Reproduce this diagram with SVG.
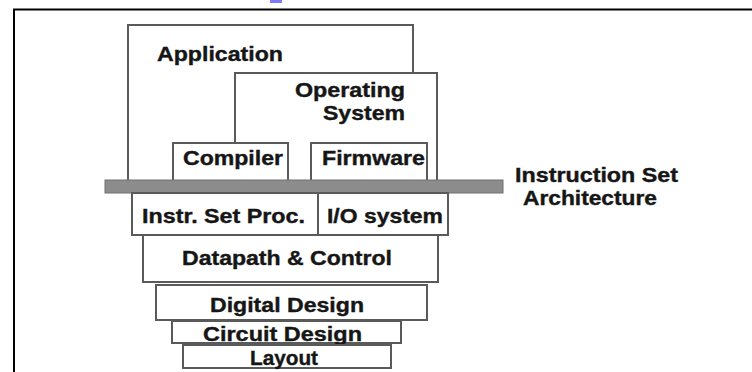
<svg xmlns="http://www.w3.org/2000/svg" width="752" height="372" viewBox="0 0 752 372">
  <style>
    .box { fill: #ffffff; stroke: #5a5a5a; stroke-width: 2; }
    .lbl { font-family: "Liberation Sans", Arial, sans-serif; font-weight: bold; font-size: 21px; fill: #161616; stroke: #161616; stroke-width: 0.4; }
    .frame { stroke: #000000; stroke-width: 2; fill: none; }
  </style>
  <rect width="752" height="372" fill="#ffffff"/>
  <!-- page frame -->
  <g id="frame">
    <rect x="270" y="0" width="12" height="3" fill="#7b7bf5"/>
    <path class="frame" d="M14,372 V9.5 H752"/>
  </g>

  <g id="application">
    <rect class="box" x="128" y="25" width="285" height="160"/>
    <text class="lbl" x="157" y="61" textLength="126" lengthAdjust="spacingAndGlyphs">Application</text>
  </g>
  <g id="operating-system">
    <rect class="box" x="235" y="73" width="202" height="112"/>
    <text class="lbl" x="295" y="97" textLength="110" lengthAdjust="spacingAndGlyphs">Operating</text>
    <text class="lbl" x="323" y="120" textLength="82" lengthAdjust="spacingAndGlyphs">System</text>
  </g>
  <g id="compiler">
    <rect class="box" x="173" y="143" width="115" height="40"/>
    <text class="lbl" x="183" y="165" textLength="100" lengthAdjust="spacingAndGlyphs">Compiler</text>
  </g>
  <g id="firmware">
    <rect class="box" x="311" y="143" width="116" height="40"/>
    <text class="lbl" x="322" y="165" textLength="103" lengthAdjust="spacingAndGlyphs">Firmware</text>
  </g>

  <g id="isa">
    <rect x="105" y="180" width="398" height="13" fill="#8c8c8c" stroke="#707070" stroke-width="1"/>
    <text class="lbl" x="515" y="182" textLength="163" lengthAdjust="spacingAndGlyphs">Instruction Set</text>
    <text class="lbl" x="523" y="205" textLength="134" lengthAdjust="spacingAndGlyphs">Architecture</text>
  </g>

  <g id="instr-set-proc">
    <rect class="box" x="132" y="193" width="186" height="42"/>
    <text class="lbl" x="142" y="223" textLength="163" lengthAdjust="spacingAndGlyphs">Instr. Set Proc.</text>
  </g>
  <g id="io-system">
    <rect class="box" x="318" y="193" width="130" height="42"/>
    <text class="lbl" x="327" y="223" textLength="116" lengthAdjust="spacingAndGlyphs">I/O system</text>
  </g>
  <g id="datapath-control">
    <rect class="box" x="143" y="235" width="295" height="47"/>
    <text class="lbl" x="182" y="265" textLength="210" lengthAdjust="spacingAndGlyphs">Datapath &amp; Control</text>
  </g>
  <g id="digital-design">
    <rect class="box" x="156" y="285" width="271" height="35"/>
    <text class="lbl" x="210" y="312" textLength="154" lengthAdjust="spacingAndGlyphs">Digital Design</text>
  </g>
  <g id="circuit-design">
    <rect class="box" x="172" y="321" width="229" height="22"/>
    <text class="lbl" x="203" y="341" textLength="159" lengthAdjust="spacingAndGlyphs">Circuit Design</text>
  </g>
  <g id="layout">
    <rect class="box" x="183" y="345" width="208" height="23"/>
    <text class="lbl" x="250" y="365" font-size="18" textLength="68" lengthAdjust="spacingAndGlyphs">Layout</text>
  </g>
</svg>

***

Reproduce the material above in full and without alteration, but skip all pictures.

> [Exercise result]:
Reproduce this diagram with SVG.
<svg xmlns="http://www.w3.org/2000/svg" width="752" height="372" viewBox="0 0 752 372">
  <style>
    .box { fill: #ffffff; stroke: #5a5a5a; stroke-width: 2; }
    .lbl { font-family: "Liberation Sans", Arial, sans-serif; font-weight: bold; font-size: 21px; fill: #161616; stroke: #161616; stroke-width: 0.4; }
    .frame { stroke: #000000; stroke-width: 2; fill: none; }
  </style>
  <rect width="752" height="372" fill="#ffffff"/>
  <!-- page frame -->
  <g id="frame">
    <rect x="270" y="0" width="12" height="3" fill="#7b7bf5"/>
    <path class="frame" d="M14,372 V9.5 H752"/>
  </g>

  <g id="application">
    <rect class="box" x="128" y="25" width="285" height="160"/>
    <text class="lbl" x="157" y="61" textLength="126" lengthAdjust="spacingAndGlyphs">Application</text>
  </g>
  <g id="operating-system">
    <rect class="box" x="235" y="73" width="202" height="112"/>
    <text class="lbl" x="295" y="97" textLength="110" lengthAdjust="spacingAndGlyphs">Operating</text>
    <text class="lbl" x="323" y="120" textLength="82" lengthAdjust="spacingAndGlyphs">System</text>
  </g>
  <g id="compiler">
    <rect class="box" x="173" y="143" width="115" height="40"/>
    <text class="lbl" x="183" y="165" textLength="100" lengthAdjust="spacingAndGlyphs">Compiler</text>
  </g>
  <g id="firmware">
    <rect class="box" x="311" y="143" width="116" height="40"/>
    <text class="lbl" x="322" y="165" textLength="103" lengthAdjust="spacingAndGlyphs">Firmware</text>
  </g>

  <g id="isa">
    <rect x="105" y="180" width="398" height="13" fill="#8c8c8c" stroke="#707070" stroke-width="1"/>
    <text class="lbl" x="515" y="182" textLength="163" lengthAdjust="spacingAndGlyphs">Instruction Set</text>
    <text class="lbl" x="523" y="205" textLength="134" lengthAdjust="spacingAndGlyphs">Architecture</text>
  </g>

  <g id="instr-set-proc">
    <rect class="box" x="132" y="193" width="186" height="42"/>
    <text class="lbl" x="142" y="223" textLength="163" lengthAdjust="spacingAndGlyphs">Instr. Set Proc.</text>
  </g>
  <g id="io-system">
    <rect class="box" x="318" y="193" width="130" height="42"/>
    <text class="lbl" x="327" y="223" textLength="116" lengthAdjust="spacingAndGlyphs">I/O system</text>
  </g>
  <g id="datapath-control">
    <rect class="box" x="143" y="235" width="295" height="47"/>
    <text class="lbl" x="182" y="265" textLength="210" lengthAdjust="spacingAndGlyphs">Datapath &amp; Control</text>
  </g>
  <g id="digital-design">
    <rect class="box" x="156" y="285" width="271" height="35"/>
    <text class="lbl" x="210" y="312" textLength="154" lengthAdjust="spacingAndGlyphs">Digital Design</text>
  </g>
  <g id="circuit-design">
    <rect class="box" x="172" y="321" width="229" height="22"/>
    <text class="lbl" x="203" y="341" textLength="159" lengthAdjust="spacingAndGlyphs">Circuit Design</text>
  </g>
  <g id="layout">
    <rect class="box" x="183" y="345" width="208" height="23"/>
    <text class="lbl" x="250" y="365" font-size="18" textLength="68" lengthAdjust="spacingAndGlyphs">Layout</text>
  </g>
</svg>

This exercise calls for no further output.